Un film che si concentra su piccole bugie per parlarci di grandi verità
In media, restando sul decennio appena trascorso, Nicole Holofcener dirige un film ogni cinque anni. Non un’eternità ma poco ci manca, per i ritmi e le esigenze del processo creativo. Il 2013 di Non dico altro (sempre la Dreyfus in coppia con James Gandolfini), il 2018 di La seconda vita di Anders Hill (Ben Mendelsohn), il 2023 (che è il 2024 da noi) di A dire il vero. Non è rimasta con le mani in mano nel frattempo, tra i vari credits è da segnalare, sempre per il 2018, il contributo alla sceneggiatura del bel biopic di Marion Heller, Copia originale. Il punto è che il tempo passa e può combinare brutti scherzi all’attitudine di un autore/rice. I temi sbiadiscono, il mondo cambia in fretta e non è più chiaro cosa raccontare e come, il fuoco si spegne: troppi compromessi, troppe speranze maltrattate dalle storture dell’industria (in America la chiamano così, industry). È una bella notizia che le cose non siano cambiate con A dire il vero.

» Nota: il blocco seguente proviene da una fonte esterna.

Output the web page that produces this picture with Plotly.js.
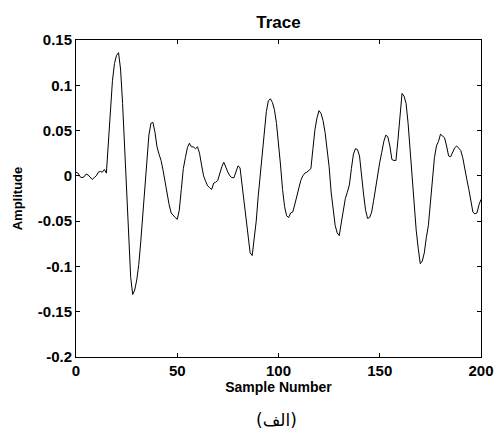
<!DOCTYPE html>
<html>
<head>
<meta charset="utf-8">
<script src="https://cdn.plot.ly/plotly-3.0.1.min.js"></script>
<style>html,body{margin:0;padding:0;background:#fff;}#chart{width:494px;height:432px;}</style>
</head>
<body>
<div id="chart"></div>
<script>
const amplitude = [
  0.004, 0.003, -0.001, -0.002, -0.001, 0.002, 0.001, -0.002, -0.004, -0.002,
  0.000, 0.004, 0.005, 0.004, 0.007, 0.003, 0.040, 0.075, 0.105, 0.124,
  0.133, 0.136, 0.118, 0.080, 0.030, -0.025, -0.075, -0.112, -0.131, -0.126,
  -0.115, -0.098, -0.072, -0.042, -0.010, 0.022, 0.045, 0.058, 0.059, 0.048,
  0.032, 0.024, 0.017, 0.006, -0.008, -0.020, -0.032, -0.041, -0.044, -0.046,
  -0.048, -0.038, -0.015, 0.008, 0.020, 0.031, 0.036, 0.032, 0.032, 0.030,
  0.032, 0.025, 0.012, 0.000, -0.006, -0.011, -0.013, -0.015, -0.008, -0.007,
  -0.005, 0.003, 0.010, 0.015, 0.009, 0.004, 0.000, -0.002, -0.002, 0.004,
  0.011, 0.009, -0.010, -0.030, -0.050, -0.070, -0.085, -0.088, -0.072, -0.050,
  -0.022, 0.000, 0.025, 0.050, 0.071, 0.083, 0.085, 0.081, 0.073, 0.058,
  0.037, 0.012, -0.015, -0.034, -0.044, -0.046, -0.041, -0.040, -0.032, -0.023,
  -0.016, -0.005, 0.000, 0.003, 0.004, 0.006, 0.008, 0.030, 0.051, 0.064,
  0.072, 0.069, 0.061, 0.048, 0.030, 0.010, -0.018, -0.040, -0.055, -0.063,
  -0.066, -0.052, -0.038, -0.025, -0.018, -0.010, 0.008, 0.024, 0.030, 0.029,
  0.022, -0.002, -0.020, -0.038, -0.047, -0.046, -0.040, -0.027, -0.012, 0.002,
  0.015, 0.026, 0.038, 0.045, 0.043, 0.033, 0.018, 0.017, 0.017, 0.040,
  0.068, 0.091, 0.088, 0.080, 0.058, 0.028, -0.005, -0.035, -0.060, -0.080,
  -0.097, -0.094, -0.085, -0.068, -0.055, -0.030, -0.002, 0.020, 0.033, 0.038,
  0.046, 0.044, 0.042, 0.033, 0.022, 0.021, 0.026, 0.031, 0.033, 0.031,
  0.028, 0.020, 0.006, -0.004, -0.015, -0.027, -0.040, -0.042, -0.041, -0.032,
  -0.026
];
const sampleNumber = amplitude.map((_, i) => i);
const xTickVals = [0, 50, 100, 150, 200];
const yTickVals = [-0.2, -0.15, -0.1, -0.05, 0, 0.05, 0.1, 0.15];
const yTickText = ["-0.2", "-0.15", "-0.1", "-0.05", "0", "0.05", "0.1", "0.15"];

const font = "Liberation Sans, Arial, sans-serif";
const trace = {
  x: sampleNumber, y: amplitude, type: "scatter", mode: "lines",
  line: {color: "#000", width: 1}, hoverinfo: "skip"
};
const axisCommon = {
  showline: true, linecolor: "#000", linewidth: 1, mirror: "ticks",
  ticks: "inside", ticklen: 4, tickcolor: "#000", tickwidth: 1,
  showgrid: false, zeroline: false,
  tickfont: {family: font, size: 15, color: "#000", weight: "bold"}
};
const layout = {
  width: 494, height: 432,
  margin: {l: 76, r: 13, t: 40, b: 75},
  paper_bgcolor: "#fff", plot_bgcolor: "#fff",
  showlegend: false,
  title: {text: "<b>Trace</b>", font: {family: font, size: 17, color: "#000"},
          x: 0.5, xanchor: "center", y: 0.948, yanchor: "middle", xref: "paper"},
  xaxis: Object.assign({}, axisCommon, {
    range: [0, 200], tickvals: xTickVals,
    title: {text: "<b>Sample Number</b>", font: {family: font, size: 14, color: "#000"}, standoff: 1}
  }),
  yaxis: Object.assign({}, axisCommon, {
    range: [-0.2, 0.15], tickvals: yTickVals, ticktext: yTickText,
    title: {text: "<b>Amplitude</b>", font: {family: font, size: 13, color: "#000"}, standoff: 12}
  }),
  annotations: [{
    text: "(الف)", xref: "paper", yref: "paper", x: 0.495, y: -0.2,
    xanchor: "center", yanchor: "middle", showarrow: false,
    font: {family: "DejaVu Sans, Noto Sans, sans-serif", size: 17, color: "#000", weight: "normal"}
  }]
};
Plotly.newPlot("chart", [trace], layout, {staticPlot: true, displayModeBar: false});
</script>
</body>
</html>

Il cinema di Nicole Holofcener è un’arte intelligente e dannatamente newyorkese. Borghese negli interni, umoristica ma senza volgarità, con un retrogusto malinconico sempre in agguato, attenta alle screpolature e ai piccoli controsensi nascosti ai margini delle relazioni umane. Sguardo femminile, attento alle ragioni di tutti. A dire il vero è un film che insegue grandi verità attingendo ai piccoli momenti della vita di una coppia, anzi di due, l’una il riflesso dell’altra. Il tema è prestigioso, la disponibilità a guardare e accettare la vita per quella che è, accogliendone l’imperfezione, riconoscendo che l’altro o l’altra non è esattamente quello che pensiamo ma va bene lo stesso. Il modo con cui la storia si avvicina e circonda il grande tema è deliberatamente modesto, coi piedi ben piantati in terra. Solo piccole, innocenti – non più innocenti della bugia bianca che porta il matrimonio di Beth e Don sull’orlo del baratro – fette di vita.

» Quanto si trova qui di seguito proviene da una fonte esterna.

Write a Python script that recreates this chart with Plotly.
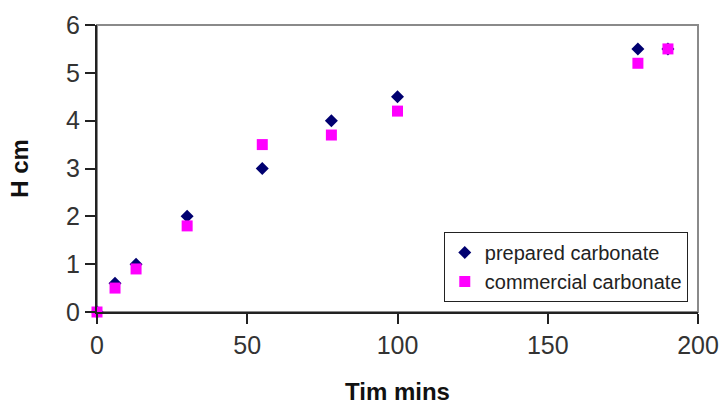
import plotly.graph_objects as go

time_prepared = [0, 6, 13, 30, 55, 78, 100, 180, 190]
h_prepared = [0, 0.6, 1.0, 2.0, 3.0, 4.0, 4.5, 5.5, 5.5]
time_commercial = [0, 6, 13, 30, 55, 78, 100, 180, 190]
h_commercial = [0, 0.5, 0.9, 1.8, 3.5, 3.7, 4.2, 5.2, 5.5]
x_ticks = [0, 50, 100, 150, 200]
y_ticks = [0, 1, 2, 3, 4, 5, 6]

FONT = "Liberation Sans, Arial, sans-serif"

fig = go.Figure()
fig.add_trace(go.Scatter(
    x=time_prepared, y=h_prepared, mode="markers", name="prepared carbonate",
    marker=dict(symbol="diamond", size=10, color="#000070"), cliponaxis=False))
fig.add_trace(go.Scatter(
    x=time_commercial, y=h_commercial, mode="markers", name="commercial carbonate",
    marker=dict(symbol="square", size=11, color="#FF00FF"), cliponaxis=False))

fig.update_layout(
    width=724, height=405,
    margin=dict(l=97, r=26, t=25, b=93),
    paper_bgcolor="white", plot_bgcolor="white",
    font=dict(family=FONT, color="#222222"),
    showlegend=True,
    legend=dict(x=0.577, y=0.279, xanchor="left", yanchor="top",
                bordercolor="#222222", borderwidth=1, bgcolor="white",
                font=dict(size=20, family=FONT, color="#222222")),
    shapes=[dict(type="rect", xref="paper", yref="paper", x0=0, y0=0, x1=1, y1=1,
                 line=dict(color="#8a8a8a", width=2), layer="below")],
)
fig.update_xaxes(range=[0, 200], tickvals=x_ticks, showgrid=False, zeroline=False,
                 automargin=False,
                 showline=True, linecolor="#222222", linewidth=2,
                 ticks="outside", ticklen=10, tickwidth=2, tickcolor="#222222",
                 tickfont=dict(size=25, family=FONT, color="#333333"),
                 title=dict(text="<b>Tim mins</b>", font=dict(size=24, family=FONT, color="#111111"), standoff=27))
fig.update_yaxes(range=[0, 6], tickvals=y_ticks, showgrid=False, zeroline=False,
                 automargin=False,
                 showline=True, linecolor="#222222", linewidth=2,
                 ticks="outside", ticklen=10, tickwidth=2, tickcolor="#222222",
                 tickfont=dict(size=25, family=FONT, color="#333333"),
                 title=dict(text="<b>H cm</b>", font=dict(size=24, family=FONT, color="#111111"), standoff=31))

fig.write_html("out.html")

Nicole Holofcener cerca Dio e il diavolo sempre e solo nei dettagli. A dire il vero è un film diabolicamente tarato sui dettagli e divinamente orientato a tirarne fuori emozioni e verità universali. I suoi protagonisti, li pesca tutti nel mondo seriale. Sono intelligenti, empatici e interessanti, proprio perché rifiutano una visione prestigiosa e falsamente divistica del mestiere. Credibili perché malmessi, stropicciati, piegati ma non spezzati; comunque affascinanti. Julia-Louis Dreyfus (Veep, Seinfeld), assurta al ruolo di musa ispiratrice, Tobias Menzies (The Crown, Il Trono di Spade), il bravissimo e da scoprire Arian Moayed (Succession). Non è un caso; il tipo di autenticità inseguito dall’autrice newyorkese è raro al cinema ma di casa nella serialità degli ultimi due decenni o giù di lì. In tv il mantra è stato spesso: rendiamo le cose più interessanti. E non, hollywoodianamente parlando, rendiamole più gradevoli (il copyright delle ultime due frasi è di Steven Soderbergh). A dire il vero è un monito indiretto al cinema americano, perché ripensi se stesso in direzione di una maggiore integrità e realismo.

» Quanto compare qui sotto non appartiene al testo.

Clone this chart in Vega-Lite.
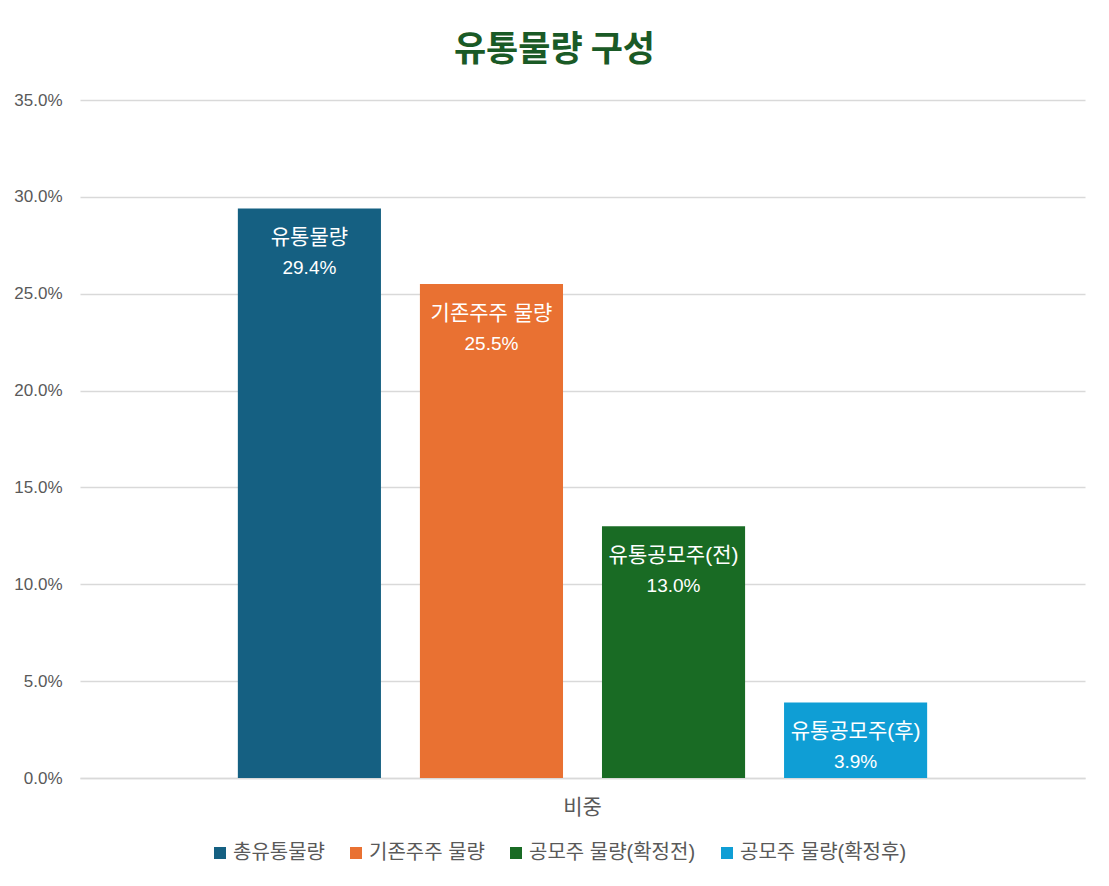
{
  "$schema": "https://vega.github.io/schema/vega-lite/v6.json",
  "width": 1005,
  "height": 678,
  "autosize": "none",
  "padding": {"left": 80, "top": 100, "right": 24, "bottom": 108},
  "background": "white",
  "title": {
    "text": "유통물량 구성",
    "font": "Noto Sans CJK KR",
    "fontSize": 35,
    "fontWeight": "bold",
    "color": "#1a5a26",
    "anchor": "middle",
    "dx": -28,
    "offset": 23
  },
  "data": {
    "values": [
      {"cat": "비중", "legend": "총유통물량", "label": "유통물량", "value": 0.294},
      {"cat": "비중", "legend": "기존주주 물량", "label": "기존주주 물량", "value": 0.255},
      {"cat": "비중", "legend": "공모주 물량(확정전)", "label": "유통공모주(전)", "value": 0.130},
      {"cat": "비중", "legend": "공모주 물량(확정후)", "label": "유통공모주(후)", "value": 0.039}
    ]
  },
  "encoding": {
    "x": {
      "field": "cat",
      "type": "nominal",
      "title": null,
      "scale": {"paddingInner": 0, "paddingOuter": 0.19},
      "axis": {
        "labelAngle": 0,
        "ticks": false,
        "domainColor": "#d9d9d9",
        "domainWidth": 1.5,
        "labelFontSize": 21,
        "labelColor": "#595959",
        "labelPadding": 18
      }
    },
    "xOffset": {
      "field": "legend",
      "type": "nominal",
      "sort": ["총유통물량", "기존주주 물량", "공모주 물량(확정전)", "공모주 물량(확정후)"],
      "scale": {"paddingInner": 0.214, "paddingOuter": 0.107}
    },
    "y": {
      "field": "value",
      "type": "quantitative",
      "title": null,
      "scale": {"domain": [0, 0.35], "nice": false},
      "axis": {
        "values": [0, 0.05, 0.1, 0.15, 0.2, 0.25, 0.3, 0.35],
        "format": ".1%",
        "domain": false,
        "ticks": false,
        "gridColor": "#d9d9d9",
        "gridWidth": 1.5,
        "labelFontSize": 17,
        "labelColor": "#595959",
        "labelPadding": 18
      }
    }
  },
  "layer": [
    {
      "mark": {"type": "bar"},
      "encoding": {
        "color": {
          "field": "legend",
          "type": "nominal",
          "sort": ["총유통물량", "기존주주 물량", "공모주 물량(확정전)", "공모주 물량(확정후)"],
          "scale": {"range": ["#156082", "#e97132", "#196b24", "#0f9ed5"]},
          "legend": {
            "title": null,
            "orient": "none",
            "legendX": 130,
            "legendY": 743,
            "direction": "horizontal",
            "symbolType": "square",
            "symbolSize": 144,
            "symbolStrokeWidth": 0,
            "labelFontSize": 20,
            "labelColor": "#595959",
            "labelLimit": 400,
            "labelOffset": 3,
            "columnPadding": 21,
            "padding": 0
          }
        }
      }
    },
    {
      "mark": {"type": "text", "baseline": "middle", "dy": 30, "fontSize": 21, "color": "white"},
      "encoding": {"text": {"field": "label"}}
    },
    {
      "mark": {"type": "text", "baseline": "middle", "dy": 60, "fontSize": 19, "color": "white"},
      "encoding": {"text": {"field": "value", "format": ".1%"}}
    }
  ],
  "config": {
    "font": "Liberation Sans, Noto Sans CJK KR",
    "view": {"stroke": null}
  }
}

A dire il vero: valutazione e conclusione
Nicole Holofcener ruba a Woody Allen l’idea di New York come stato mentale. E a Nora Ephron l’umorismo e lo sguardo femminile che ingarbugliano le complessità della vita con leggerezza e autoironia. A dire il vero è però roba sua, una fantasia dolceamara su bugie, verità, vita di coppia, aspettative e la lunga, tortuosa, strada verso la felicità. I personaggi imparano a cambiare senza tradirsi troppo. Accettando l’imperfezione e sfruttando al meglio le circostanze. Julia-Louis Dreyfus e Tobias Menzies continueranno a regalarsi orribili orecchini e maglioncini discutibili, che odiano e di cui farebbero volentieri a meno. A differenza di prima, pienamente consapevoli e ridendoci sopra. La piccola innocente filosofia di A dire il vero è una lezione di umiltà per un cinema americano troppo preso dalla ricerca di un’illusoria (e fragile) grandezza esteriore.